I’m not training at one of these, I hasten to to add. I’m at a very new school, catering for Westerners and teaching in English. Like most of the other students, I found it through an advertisement in one of the expat magazines. That doesn’t make it any less ‘authentic’ though; the head of the school is a martial arts instructor with the Beijing police. I was passing through London for a few days some years back, and I picked up a copy of one of the British martial arts magazines – I forget which one – because the cover was about just that: the combat training of the Chinese police.I remember that it pointed out how widespread martial arts training was in China, meaning that the gangsters can be very tough characters even if they haven’t got guns, so the police have to train hard. My instructor is one of the guys who trains them, meaning he takes it very seriously!

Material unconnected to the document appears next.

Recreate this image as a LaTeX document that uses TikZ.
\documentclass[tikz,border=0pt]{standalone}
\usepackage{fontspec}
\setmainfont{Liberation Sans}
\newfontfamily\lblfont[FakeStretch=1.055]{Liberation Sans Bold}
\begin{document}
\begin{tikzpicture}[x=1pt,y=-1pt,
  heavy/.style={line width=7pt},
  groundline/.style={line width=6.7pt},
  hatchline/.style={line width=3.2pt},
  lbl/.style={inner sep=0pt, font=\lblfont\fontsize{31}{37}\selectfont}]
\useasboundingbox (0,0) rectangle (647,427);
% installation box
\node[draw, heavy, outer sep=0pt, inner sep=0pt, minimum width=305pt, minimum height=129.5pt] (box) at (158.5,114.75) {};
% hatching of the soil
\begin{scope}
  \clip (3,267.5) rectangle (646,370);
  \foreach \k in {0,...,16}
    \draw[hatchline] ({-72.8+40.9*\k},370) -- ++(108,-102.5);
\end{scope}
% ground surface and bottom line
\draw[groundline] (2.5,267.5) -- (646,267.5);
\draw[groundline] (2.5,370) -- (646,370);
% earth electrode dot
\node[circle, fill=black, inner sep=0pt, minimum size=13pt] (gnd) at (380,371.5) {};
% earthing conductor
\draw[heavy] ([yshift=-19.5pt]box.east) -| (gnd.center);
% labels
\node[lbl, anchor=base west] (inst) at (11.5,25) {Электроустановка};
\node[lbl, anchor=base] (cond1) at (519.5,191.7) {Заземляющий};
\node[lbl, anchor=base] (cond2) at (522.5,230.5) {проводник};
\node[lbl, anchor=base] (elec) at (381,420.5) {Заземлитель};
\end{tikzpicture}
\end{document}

Like most traditional schools, I don’t get trained too much by him personally; mostly I work with the senior student. He’s an Englishman, who’s been here for nine years, speaks excellent Chinese, and trains hard – every day. He really has the traditional relationship with the master, and has pretty much become part of the family. I expected there to be more of a community amongst the students than there is, though. There’s very little cameraderie, or conversation with people who weren’t already friends. I’m surprised at this; most martial arts schools I’ve trained with before have been really social, and I’m not sure what the reason is. One of the little projects I had at the back of my mind when I came to Beijing was to do some kind of study of the foreign martial arts students in Beijing; I guess I’ll have to stay here longer and get in deeper (and, note to self, improve my Chinese) before that’s going to happen!

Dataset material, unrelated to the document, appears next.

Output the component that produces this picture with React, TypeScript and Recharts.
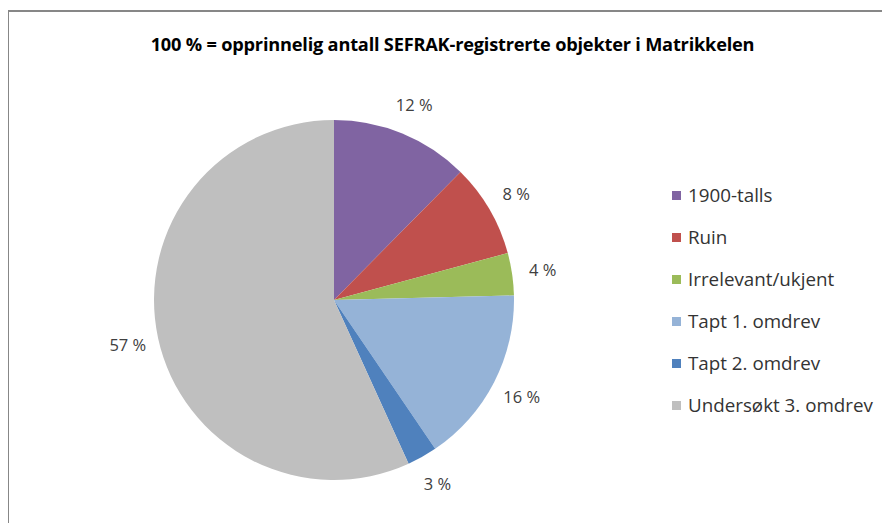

So what am I studying? The school teaches the three internal martial arts (Taijiquan, Xing-Yi,and Ba Gua Zhang), plus Shaolin Quan and San Da. All of them include various bare-hand forms, plus weapons, plus applications. I’m focussing on Ba Gua Zhang, which is based on circular motion and is both a kickass martial art and a serious meditative practise. Obviously, some level of expertise is needed for that statement to be true, and I’m not there yet! I’ve learned one full sequence of unarmed moves, and now I’m working on a second, plus the basic set of moves for the Ba Gua Jian, which is a double-handed sword about 4 feet long. We start each lesson with a workout and intensive stretching exercises, followed by the 8 Brocade Silk Qi Qong set. It’s a lot to fit in to two hours, and I wish the lessons lasted 3 hours, as with my school in Singapore. Ah well.

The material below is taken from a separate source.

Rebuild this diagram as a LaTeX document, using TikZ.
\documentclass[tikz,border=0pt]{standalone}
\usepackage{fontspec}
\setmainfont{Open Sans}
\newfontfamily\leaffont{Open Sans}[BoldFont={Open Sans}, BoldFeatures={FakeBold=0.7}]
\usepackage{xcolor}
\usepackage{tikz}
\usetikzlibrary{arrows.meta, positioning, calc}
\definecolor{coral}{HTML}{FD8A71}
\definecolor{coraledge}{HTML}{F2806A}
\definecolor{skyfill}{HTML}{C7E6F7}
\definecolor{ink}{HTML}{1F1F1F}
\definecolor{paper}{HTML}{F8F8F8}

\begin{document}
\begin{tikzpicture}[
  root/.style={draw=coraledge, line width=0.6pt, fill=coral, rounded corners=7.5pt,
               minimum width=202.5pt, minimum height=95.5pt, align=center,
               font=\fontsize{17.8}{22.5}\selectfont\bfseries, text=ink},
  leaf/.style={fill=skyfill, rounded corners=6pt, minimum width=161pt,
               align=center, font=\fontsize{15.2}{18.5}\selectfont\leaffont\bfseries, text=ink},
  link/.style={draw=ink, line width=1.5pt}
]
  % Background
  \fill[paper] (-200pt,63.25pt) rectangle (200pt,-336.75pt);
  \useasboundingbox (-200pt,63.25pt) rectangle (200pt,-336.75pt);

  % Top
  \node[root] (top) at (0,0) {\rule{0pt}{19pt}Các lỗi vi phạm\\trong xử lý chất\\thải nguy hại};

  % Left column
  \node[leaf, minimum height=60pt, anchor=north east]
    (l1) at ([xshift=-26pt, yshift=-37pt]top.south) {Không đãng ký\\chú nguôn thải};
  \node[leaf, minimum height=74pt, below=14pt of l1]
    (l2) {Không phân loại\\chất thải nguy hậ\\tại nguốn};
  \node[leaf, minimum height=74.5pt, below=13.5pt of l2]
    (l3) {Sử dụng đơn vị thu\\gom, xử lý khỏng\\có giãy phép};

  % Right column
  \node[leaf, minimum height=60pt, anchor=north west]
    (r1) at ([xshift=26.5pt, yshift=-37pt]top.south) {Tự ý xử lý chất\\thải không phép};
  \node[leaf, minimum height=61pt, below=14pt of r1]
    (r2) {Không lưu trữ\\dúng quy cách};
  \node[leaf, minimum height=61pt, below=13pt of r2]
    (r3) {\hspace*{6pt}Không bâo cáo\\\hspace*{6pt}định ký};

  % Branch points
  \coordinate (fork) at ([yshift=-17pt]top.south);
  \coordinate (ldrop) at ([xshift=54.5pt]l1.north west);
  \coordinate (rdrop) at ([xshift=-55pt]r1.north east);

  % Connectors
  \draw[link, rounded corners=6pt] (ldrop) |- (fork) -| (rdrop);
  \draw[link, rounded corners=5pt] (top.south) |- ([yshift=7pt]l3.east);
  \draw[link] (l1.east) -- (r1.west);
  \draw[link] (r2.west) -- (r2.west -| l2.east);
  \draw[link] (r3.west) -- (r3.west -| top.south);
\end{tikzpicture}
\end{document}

Classes are twice a week, and in between I try to practice in the mornings. This is outside my apartment block, and I’m still trying to get over the embarrassment! I’m always watched by many of the block’s contingent of retirees, who probably all get up at about 5am, and have finished their own exercises an hour before I begin mine! I know for sure that there are a lot of good martial arts people in the block; there’s one family in particular where the mother teaches the kids Northern Long Fist – bare hand, sword and spear. In addition, there are at least some younger people who are studying for martial arts degrees at the Physical Education University nearby. So all in all, it takes some courage to get up out there, and practice.

In addition to the Ba Gua, I also practice the Taiji Fist (24 moves, a variant of the standard Beijing 24 Yang Tai ji), and Taiji sabre (88 moves). Lately,I’ve also started trying to revise the Chen Man Chinq 37-move form, which I practised for many years before I went to Singapore, but which I’ve now forgotten a lot of.

It’s a lot to work on, but each one contributes its own benefits. If I’m persistent, though, I’ll eventually master them all. Persistence isn’t easy; I’ve not practised for a while due to, on various days, fatigue, illness or bad weather. But I’ll keep on trying!





Sweat

11 08 2005

The humidity in Beijing today has been terrible; it’s been impossible to move without sweating. It’s worse than Singapore, without doubt. On top of that, it’s caused really bad smog, so visibility is low, and the air quality is terrible ;-(

Whether that’s the reason or not, the attendance at Ba Gua class tonight was really low. This means I got a lot of personal tuition from our master, rather than the senior student – and that’s good because he makes me work hard. Combine that with the humidity, and it’s been one heck of a workout!

By chance, I found this article on the Singaporean economy today. Its main point, that in modern Singapore the rich-poor divide is growing bigger and bigger. The figures it gives for what people earn, and the hours they work, fits with what people were telling me in conversation. It’s no wonder that people want to leave, or – if they stay – don’t want children. The consequences of this in the medium term can’t be good.





Pangzi

10 08 2005

I’ve started putting on weight since I came to Beijing – haven’t been doing enough bagua practice in the mornings. Last year, in the four months that I was here, I lost a lot of kilos. I’ve decided to stop going to to restaurants for lunch (paid for by the company), and to just eat light food from the supermarket deli – much less oil and salt! However, it’s also been awkward, because up to now everyone from the office has gone to lunch together, soy trying to eat healthier, I’m isolating myself a little from the group (and, as the only non-Chinese in the office, it’s not as if I wasn’t already isolates to some extent). Ah well, think I need to look after my health; the bonding will come over time. Anyway, since I live on the 13th floor of my apartment block, I’ve started to use the stairs, which will do me some good, at least.





Get rid of the rust

2 08 2005

Last night’s Ba Gua lesson was great, which is one reason why I’m so tired. The senior student, who normally teaches me was away, so my group was run by the chief instructor. He works us much harder, and though it’s physically more gruelling, it’s easier to get into ‘the flow’. One of the other students commented that my sword form is much better than my empty palm performance, whereas it’s normally the other way round. I don’t know, I just find it easier to work with swords – it’s the same with Tai Ji, where I’m better with the sabre than with the fist. Speaking of swords, mine are picking up a fine layer of rust. This didn’t happen in Singapore, even though it’s much more humid there. I’ve tried buying oil in the shops nearby, but nobody seems to have anything I recognise, like WD40, and I don’t have the vocabulary to explain what I want.